Since then the work has become more ambitious. Last weekend, with the help of two volunteers, she debuted an image of a man’s brain made up of naked female bodies. A recent campaign is against sexual harassment on the streets. One of her works is a feminisation of the Arabic word for rebellion. “In Arabic the word for rebellion is written in the masculine, so I’m feminising it. I’m asking the women to rebel. I’m also using a very sexual connotation. When men holler at a woman on the street they sometimes call her a cat, so my stencil reads ‘Rebel Cat’.”

In some ways her work is journalistic. “It’s like a caricature on events, but not on paper. I comment live on the street. It’s never art for art’s sake. There’s always a message. The placement is always important, because it’s part of the message. The place decides many factors, including the speed at which you have to spray. If it’s near an embassy or a police station you can get caught quickly, so you have to work quickly.”

She laughs. “Last weekend someone vandalised my work while I was spraying it. They chased me away and they vandalised it with my own spray can. That was very painful . . . You can mark the revolution-friendly areas from the revolution-hostile areas by how soon your work gets covered up. There are areas in Cairo where people celebrate it as a memory of the revolution and there are areas where the work is covered directly.”


Police tolerance
Shehab says street artists support each other. When another emerging street artist's work was partially erased, she went to the spot and surrounded the space with her own stencils. "There are these ongoing conversations," she says.

So far the police have been relatively tolerant of street artists. “This weekend a police car stopped for the first time. I think it was because I had a German film crew with me. They said, ‘Art is fine, camera is a problem.’ One of the policemen even helped me to spray. I told them I was working on a sexual-harassment campaign. I said, ‘Would you like that to happen to your mother or sister?’ . . . They don’t think we’re dangerous.”

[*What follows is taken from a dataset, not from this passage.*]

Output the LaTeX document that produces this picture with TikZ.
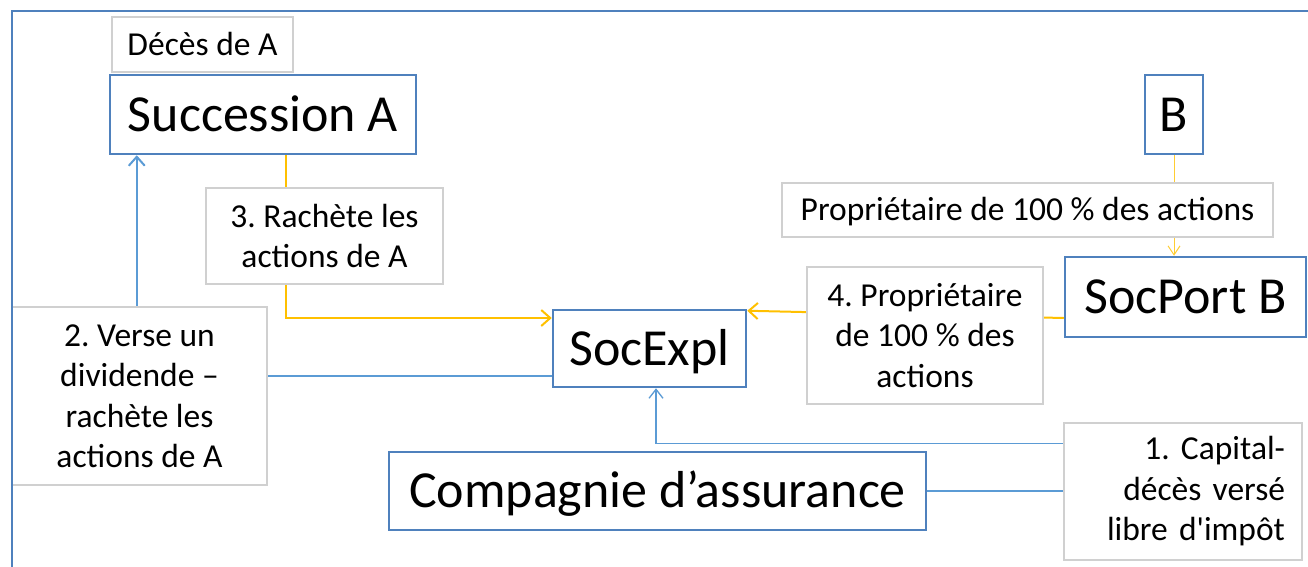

Others have not been tolerated. “We’ve had one journalist killed by a bullet in the street because he wrote an article about the current president and corruption, and we’ve had another activist who managed an online page against the government [who was] drowned in his car . . . I try not to think about these things . . . What is important is the final aim, which is that we stabilise the country and we turn it into what we want it to be.”

She worries about state reprisals for a protest planned for tomorrow, to mark the first year in power of Mohamed Morsi of the Muslim Brotherhood. Shehab is not aligned with any political party and works alone, but her work can be found adorning the Facebook profiles of a generation of young Egyptian activists, particularly young women.

Shehab is modest about her influence. “Doctors can heal and lawyers can get [activists] out of prison. As an artist my only tool is art so, as stupid and superficial as it might be, I just want to contribute.”

She thinks we should all contribute, that top-down solutions are for another era. “As citizens of the world we should be the source of change; we should never wait. However small, even if it’s only cleaning your backyard, be the centre of change and don’t wait for change to come to you.”